Doing some quick math in my in-laws’ shower: My parents owned their house from the spring of 1994 until the fall of 2018. 14 years. No, 24.
I began visiting my in-laws in southwest Ohio in 2007. At what point will their home, which feels almost familiar as a place I grew up, and in some ways is, become a place I’ve been inhabiting for as long as my actual childhood home?
Technically the answer is 2031. But I feel it happening already. I come in, I say a soft hello to whomever is around. I serve myself some water to drink. Maybe a snack. I have hugs for whomever wants them. Little fanfare.
Photo by Scott Webb
I help myself to a shower if I want one before bed. What’s there to say about it? I was maybe 20 when I first used this shower. I’ve long been coming of age in this place I didn’t choose, where people I love welcome me and look after me and tolerate the collapse of my mind, body, spirit, and energy whenever I arrive for a visit “home.”
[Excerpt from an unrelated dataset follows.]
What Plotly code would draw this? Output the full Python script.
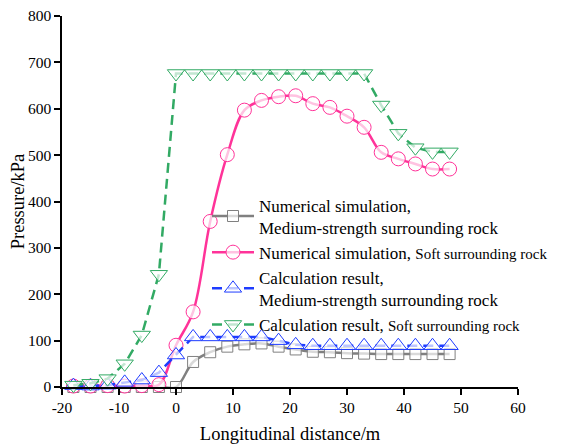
import plotly.graph_objects as go

x = [-18, -15, -12, -9, -6, -3, 0, 3, 6, 9, 12, 15, 18, 21, 24, 27, 30, 33, 36, 39, 42, 45, 48]

num_medium = [0, 0, 0, 0, 0, 0, 0, 54, 75, 87, 92, 94, 87, 81, 76, 75, 73, 72, 71, 71, 71, 71, 71]
num_soft = [2, 2, 3, 2, 3, 5, 90, 162, 357, 501, 597, 618, 626, 628, 611, 603, 584, 560, 506, 492, 481, 470, 470]
calc_medium = [3, 2, 4, 10, 15, 31, 69, 108, 108, 108, 108, 108, 100, 91, 89, 89, 89, 89, 89, 89, 89, 89, 89]
calc_soft = [4, 8, 18, 50, 112, 243, 676, 676, 676, 676, 676, 676, 676, 676, 676, 676, 676, 676, 608, 547, 516, 507, 507]

names = [
    "Numerical simulation,<br>Medium-strength surrounding rock",
    "Numerical simulation, <span style='font-size:15px'>Soft surrounding rock</span>",
    "Calculation result,<br>Medium-strength surrounding rock",
    "Calculation result, <span style='font-size:15px'>Soft surrounding rock</span>",
]

x_ticks = [-20, -10, 0, 10, 20, 30, 40, 50, 60]
y_ticks = [0, 100, 200, 300, 400, 500, 600, 700, 800]

FONT = "Liberation Serif, Times New Roman, serif"
fill = "rgba(255,255,255,0.7)"

fig = go.Figure()
fig.add_trace(go.Scatter(
    x=x, y=num_medium, name=names[0], mode="lines+markers",
    line=dict(color="rgb(128,128,128)", width=2.5, shape="spline"),
    marker=dict(symbol="square", size=11, color=fill, line=dict(color="rgb(128,128,128)", width=1)),
    cliponaxis=False))
fig.add_trace(go.Scatter(
    x=x, y=num_soft, name=names[1], mode="lines+markers",
    line=dict(color="rgb(255,51,153)", width=2.5, shape="spline"),
    marker=dict(symbol="circle", size=14, color=fill, line=dict(color="rgb(255,51,153)", width=1)),
    cliponaxis=False))
fig.add_trace(go.Scatter(
    x=x, y=calc_medium, name=names[2], mode="lines+markers",
    line=dict(color="rgb(30,60,255)", width=2.5, dash="10px,6px"),
    marker=dict(symbol="triangle-up", size=15, color=fill, line=dict(color="rgb(30,60,255)", width=1)),
    cliponaxis=False))
fig.add_trace(go.Scatter(
    x=x, y=calc_soft, name=names[3], mode="lines+markers",
    line=dict(color="rgb(50,170,100)", width=2.5, dash="10px,6px"),
    marker=dict(symbol="triangle-down", size=15, color=fill, line=dict(color="rgb(50,170,100)", width=1)),
    cliponaxis=False))

# page body has an 8px margin, so the figure is drawn 8px smaller and margins shifted
fig.update_layout(
    width=553, height=436,
    margin=dict(l=54, r=40, t=8, b=57),
    paper_bgcolor="white", plot_bgcolor="white",
    font=dict(family=FONT, size=15.5, color="black"),
    showlegend=True,
    legend=dict(x=0.318, y=0.538, xanchor="left", yanchor="top",
                bgcolor="rgba(0,0,0,0)", font=dict(family=FONT, size=17, color="black"),
                itemwidth=42, tracegroupgap=0),
    xaxis=dict(range=[-20, 60], tickvals=x_ticks, ticktext=[str(v) for v in x_ticks],
               showline=True, linecolor="black", linewidth=1.5, automargin=False,
               ticks="outside", ticklen=6, tickwidth=1.5, tickcolor="black",
               showgrid=False, zeroline=False, ticklabeloverflow="allow",
               title=dict(text="Longitudinal distance/m", font=dict(family=FONT, size=18.5), standoff=16)),
    yaxis=dict(range=[0, 800], tickvals=y_ticks, ticktext=[str(v) for v in y_ticks],
               showline=True, linecolor="black", linewidth=1.5, automargin=False,
               ticks="outside", ticklen=6, tickwidth=1.5, tickcolor="black",
               showgrid=False, zeroline=False, ticklabeloverflow="allow",
               title=dict(text="Pressure/kPa", font=dict(family=FONT, size=18.5), standoff=11)),
)

fig.write_html("out.html")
It has the same quirky faucet as my own childhood bathroom, one you have to pull down to toggle from bath to shower head. Both are plastic shells. My childhood shower’s shell had a ceiling to it that became claustrophobic as I grew to 6 feet tall in college. This shower doesn’t have that, but the floor creaks beneath it when I shift my weight.
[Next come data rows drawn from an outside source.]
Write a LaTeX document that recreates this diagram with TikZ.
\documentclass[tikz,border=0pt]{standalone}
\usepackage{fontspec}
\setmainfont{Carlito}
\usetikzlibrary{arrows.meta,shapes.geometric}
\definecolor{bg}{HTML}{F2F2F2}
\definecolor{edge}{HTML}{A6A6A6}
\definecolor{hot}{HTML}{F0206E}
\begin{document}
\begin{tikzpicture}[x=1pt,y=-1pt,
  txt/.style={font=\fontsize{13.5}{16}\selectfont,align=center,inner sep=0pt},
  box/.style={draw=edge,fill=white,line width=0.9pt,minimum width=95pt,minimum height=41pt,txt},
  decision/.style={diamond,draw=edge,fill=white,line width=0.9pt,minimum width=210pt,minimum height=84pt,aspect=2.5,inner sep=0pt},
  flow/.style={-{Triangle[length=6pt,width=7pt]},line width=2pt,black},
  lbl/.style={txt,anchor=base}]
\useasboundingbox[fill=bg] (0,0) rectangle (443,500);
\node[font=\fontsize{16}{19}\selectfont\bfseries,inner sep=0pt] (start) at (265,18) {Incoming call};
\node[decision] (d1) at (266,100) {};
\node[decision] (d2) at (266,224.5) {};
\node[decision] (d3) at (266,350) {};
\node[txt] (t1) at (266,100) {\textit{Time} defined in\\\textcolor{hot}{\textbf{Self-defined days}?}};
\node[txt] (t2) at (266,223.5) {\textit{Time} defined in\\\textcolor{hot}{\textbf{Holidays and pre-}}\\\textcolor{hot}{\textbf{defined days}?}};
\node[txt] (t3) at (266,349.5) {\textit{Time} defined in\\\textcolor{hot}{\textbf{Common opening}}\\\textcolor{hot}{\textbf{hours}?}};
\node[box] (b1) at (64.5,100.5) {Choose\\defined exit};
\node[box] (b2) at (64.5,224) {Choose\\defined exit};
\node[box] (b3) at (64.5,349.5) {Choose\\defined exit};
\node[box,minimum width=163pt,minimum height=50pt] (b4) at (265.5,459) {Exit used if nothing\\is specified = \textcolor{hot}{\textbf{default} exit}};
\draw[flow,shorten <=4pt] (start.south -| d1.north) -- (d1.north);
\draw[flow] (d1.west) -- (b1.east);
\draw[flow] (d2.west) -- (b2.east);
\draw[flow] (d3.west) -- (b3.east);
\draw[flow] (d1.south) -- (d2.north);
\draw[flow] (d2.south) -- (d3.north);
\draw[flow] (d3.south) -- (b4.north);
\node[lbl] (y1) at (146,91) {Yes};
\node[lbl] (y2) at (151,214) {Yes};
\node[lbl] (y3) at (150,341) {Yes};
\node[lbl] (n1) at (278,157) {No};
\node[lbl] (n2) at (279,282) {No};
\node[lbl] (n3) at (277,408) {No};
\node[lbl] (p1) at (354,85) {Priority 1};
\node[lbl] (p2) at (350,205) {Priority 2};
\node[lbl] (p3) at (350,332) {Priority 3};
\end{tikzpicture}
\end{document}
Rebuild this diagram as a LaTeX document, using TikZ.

I turn off the shower and reach past the curtain for my towel, which is hanging on a hook nearby. I don’t need to look for it or grope around. I am a guest with muscle memory of the premises.
Someone calls to me from outside the door. “We’re heading downtown,” my wife says. “Want to come?”
I don’t hesitate. “No,” I bellow back so she can hear me through the door. “I think I’m happy just being here.”